• Information provided:
"""
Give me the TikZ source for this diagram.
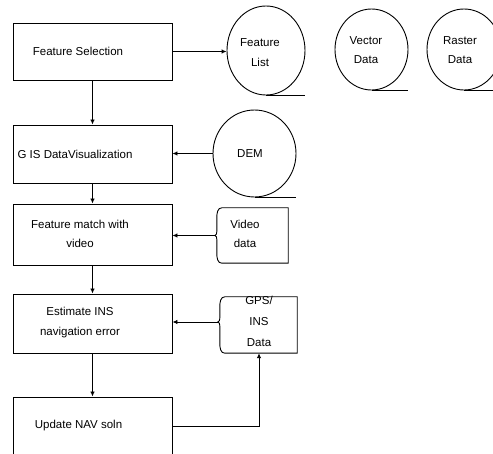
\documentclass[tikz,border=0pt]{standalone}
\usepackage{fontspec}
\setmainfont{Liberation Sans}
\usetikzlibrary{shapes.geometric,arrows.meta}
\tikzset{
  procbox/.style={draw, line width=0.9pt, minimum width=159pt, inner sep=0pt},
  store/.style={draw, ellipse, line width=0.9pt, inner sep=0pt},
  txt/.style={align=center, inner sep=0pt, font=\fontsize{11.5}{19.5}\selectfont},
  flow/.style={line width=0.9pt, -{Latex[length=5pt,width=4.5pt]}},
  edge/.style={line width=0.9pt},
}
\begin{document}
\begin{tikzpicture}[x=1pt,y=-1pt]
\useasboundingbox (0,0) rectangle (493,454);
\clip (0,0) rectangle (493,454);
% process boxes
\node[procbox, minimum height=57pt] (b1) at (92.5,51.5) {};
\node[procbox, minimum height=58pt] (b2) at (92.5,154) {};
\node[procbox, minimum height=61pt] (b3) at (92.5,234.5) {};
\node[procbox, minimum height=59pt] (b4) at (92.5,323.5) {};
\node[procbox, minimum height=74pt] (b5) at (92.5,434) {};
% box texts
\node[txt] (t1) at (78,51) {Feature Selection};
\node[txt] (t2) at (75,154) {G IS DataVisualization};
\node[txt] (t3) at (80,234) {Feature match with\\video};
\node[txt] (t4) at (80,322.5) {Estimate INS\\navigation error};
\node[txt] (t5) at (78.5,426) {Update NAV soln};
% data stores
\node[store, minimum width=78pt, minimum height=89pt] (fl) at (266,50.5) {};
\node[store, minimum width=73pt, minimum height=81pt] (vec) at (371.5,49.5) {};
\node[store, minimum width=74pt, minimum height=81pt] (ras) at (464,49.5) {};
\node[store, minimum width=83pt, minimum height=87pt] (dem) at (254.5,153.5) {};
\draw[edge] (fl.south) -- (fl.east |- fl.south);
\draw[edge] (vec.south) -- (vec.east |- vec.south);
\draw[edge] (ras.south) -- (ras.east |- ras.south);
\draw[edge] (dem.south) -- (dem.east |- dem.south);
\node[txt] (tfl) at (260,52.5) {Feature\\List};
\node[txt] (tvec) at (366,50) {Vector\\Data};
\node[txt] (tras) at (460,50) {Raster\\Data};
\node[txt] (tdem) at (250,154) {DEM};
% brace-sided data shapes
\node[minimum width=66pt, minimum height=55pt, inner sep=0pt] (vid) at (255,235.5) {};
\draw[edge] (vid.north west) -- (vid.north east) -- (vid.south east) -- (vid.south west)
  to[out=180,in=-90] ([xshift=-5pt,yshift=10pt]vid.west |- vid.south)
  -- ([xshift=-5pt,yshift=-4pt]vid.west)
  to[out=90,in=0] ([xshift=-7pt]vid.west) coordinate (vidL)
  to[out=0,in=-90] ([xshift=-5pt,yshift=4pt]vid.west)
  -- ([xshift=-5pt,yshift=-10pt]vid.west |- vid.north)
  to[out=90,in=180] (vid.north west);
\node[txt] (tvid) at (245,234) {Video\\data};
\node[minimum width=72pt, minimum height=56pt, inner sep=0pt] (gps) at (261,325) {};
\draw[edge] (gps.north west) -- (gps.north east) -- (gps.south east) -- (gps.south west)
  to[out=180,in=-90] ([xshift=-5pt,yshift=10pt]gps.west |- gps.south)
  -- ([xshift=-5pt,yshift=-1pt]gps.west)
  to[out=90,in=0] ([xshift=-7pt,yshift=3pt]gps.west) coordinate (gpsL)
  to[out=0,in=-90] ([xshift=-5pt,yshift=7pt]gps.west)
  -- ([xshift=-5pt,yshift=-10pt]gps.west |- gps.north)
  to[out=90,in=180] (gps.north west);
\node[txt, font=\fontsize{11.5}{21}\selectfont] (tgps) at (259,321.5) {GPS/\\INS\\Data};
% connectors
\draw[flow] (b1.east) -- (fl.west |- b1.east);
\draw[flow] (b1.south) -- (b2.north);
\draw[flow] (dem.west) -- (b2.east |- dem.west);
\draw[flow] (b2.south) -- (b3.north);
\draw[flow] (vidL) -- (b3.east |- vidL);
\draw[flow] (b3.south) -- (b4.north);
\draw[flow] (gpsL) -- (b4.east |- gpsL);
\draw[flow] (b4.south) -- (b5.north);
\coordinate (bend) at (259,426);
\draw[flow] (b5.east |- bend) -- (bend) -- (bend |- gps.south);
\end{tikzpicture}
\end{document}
"""
• What the task asks:
Repeat the data exactly, dropping every picture it holds.

• Full output:
Give me the TikZ source for this diagram.
\documentclass[tikz,border=0pt]{standalone}
\usepackage{fontspec}
\setmainfont{Liberation Sans}
\usetikzlibrary{shapes.geometric,arrows.meta}
\tikzset{
  procbox/.style={draw, line width=0.9pt, minimum width=159pt, inner sep=0pt},
  store/.style={draw, ellipse, line width=0.9pt, inner sep=0pt},
  txt/.style={align=center, inner sep=0pt, font=\fontsize{11.5}{19.5}\selectfont},
  flow/.style={line width=0.9pt, -{Latex[length=5pt,width=4.5pt]}},
  edge/.style={line width=0.9pt},
}
\begin{document}
\begin{tikzpicture}[x=1pt,y=-1pt]
\useasboundingbox (0,0) rectangle (493,454);
\clip (0,0) rectangle (493,454);
% process boxes
\node[procbox, minimum height=57pt] (b1) at (92.5,51.5) {};
\node[procbox, minimum height=58pt] (b2) at (92.5,154) {};
\node[procbox, minimum height=61pt] (b3) at (92.5,234.5) {};
\node[procbox, minimum height=59pt] (b4) at (92.5,323.5) {};
\node[procbox, minimum height=74pt] (b5) at (92.5,434) {};
% box texts
\node[txt] (t1) at (78,51) {Feature Selection};
\node[txt] (t2) at (75,154) {G IS DataVisualization};
\node[txt] (t3) at (80,234) {Feature match with\\video};
\node[txt] (t4) at (80,322.5) {Estimate INS\\navigation error};
\node[txt] (t5) at (78.5,426) {Update NAV soln};
% data stores
\node[store, minimum width=78pt, minimum height=89pt] (fl) at (266,50.5) {};
\node[store, minimum width=73pt, minimum height=81pt] (vec) at (371.5,49.5) {};
\node[store, minimum width=74pt, minimum height=81pt] (ras) at (464,49.5) {};
\node[store, minimum width=83pt, minimum height=87pt] (dem) at (254.5,153.5) {};
\draw[edge] (fl.south) -- (fl.east |- fl.south);
\draw[edge] (vec.south) -- (vec.east |- vec.south);
\draw[edge] (ras.south) -- (ras.east |- ras.south);
\draw[edge] (dem.south) -- (dem.east |- dem.south);
\node[txt] (tfl) at (260,52.5) {Feature\\List};
\node[txt] (tvec) at (366,50) {Vector\\Data};
\node[txt] (tras) at (460,50) {Raster\\Data};
\node[txt] (tdem) at (250,154) {DEM};
% brace-sided data shapes
\node[minimum width=66pt, minimum height=55pt, inner sep=0pt] (vid) at (255,235.5) {};
\draw[edge] (vid.north west) -- (vid.north east) -- (vid.south east) -- (vid.south west)
  to[out=180,in=-90] ([xshift=-5pt,yshift=10pt]vid.west |- vid.south)
  -- ([xshift=-5pt,yshift=-4pt]vid.west)
  to[out=90,in=0] ([xshift=-7pt]vid.west) coordinate (vidL)
  to[out=0,in=-90] ([xshift=-5pt,yshift=4pt]vid.west)
  -- ([xshift=-5pt,yshift=-10pt]vid.west |- vid.north)
  to[out=90,in=180] (vid.north west);
\node[txt] (tvid) at (245,234) {Video\\data};
\node[minimum width=72pt, minimum height=56pt, inner sep=0pt] (gps) at (261,325) {};
\draw[edge] (gps.north west) -- (gps.north east) -- (gps.south east) -- (gps.south west)
  to[out=180,in=-90] ([xshift=-5pt,yshift=10pt]gps.west |- gps.south)
  -- ([xshift=-5pt,yshift=-1pt]gps.west)
  to[out=90,in=0] ([xshift=-7pt,yshift=3pt]gps.west) coordinate (gpsL)
  to[out=0,in=-90] ([xshift=-5pt,yshift=7pt]gps.west)
  -- ([xshift=-5pt,yshift=-10pt]gps.west |- gps.north)
  to[out=90,in=180] (gps.north west);
\node[txt, font=\fontsize{11.5}{21}\selectfont] (tgps) at (259,321.5) {GPS/\\INS\\Data};
% connectors
\draw[flow] (b1.east) -- (fl.west |- b1.east);
\draw[flow] (b1.south) -- (b2.north);
\draw[flow] (dem.west) -- (b2.east |- dem.west);
\draw[flow] (b2.south) -- (b3.north);
\draw[flow] (vidL) -- (b3.east |- vidL);
\draw[flow] (b3.south) -- (b4.north);
\draw[flow] (gpsL) -- (b4.east |- gpsL);
\draw[flow] (b4.south) -- (b5.north);
\coordinate (bend) at (259,426);
\draw[flow] (b5.east |- bend) -- (bend) -- (bend |- gps.south);
\end{tikzpicture}
\end{document}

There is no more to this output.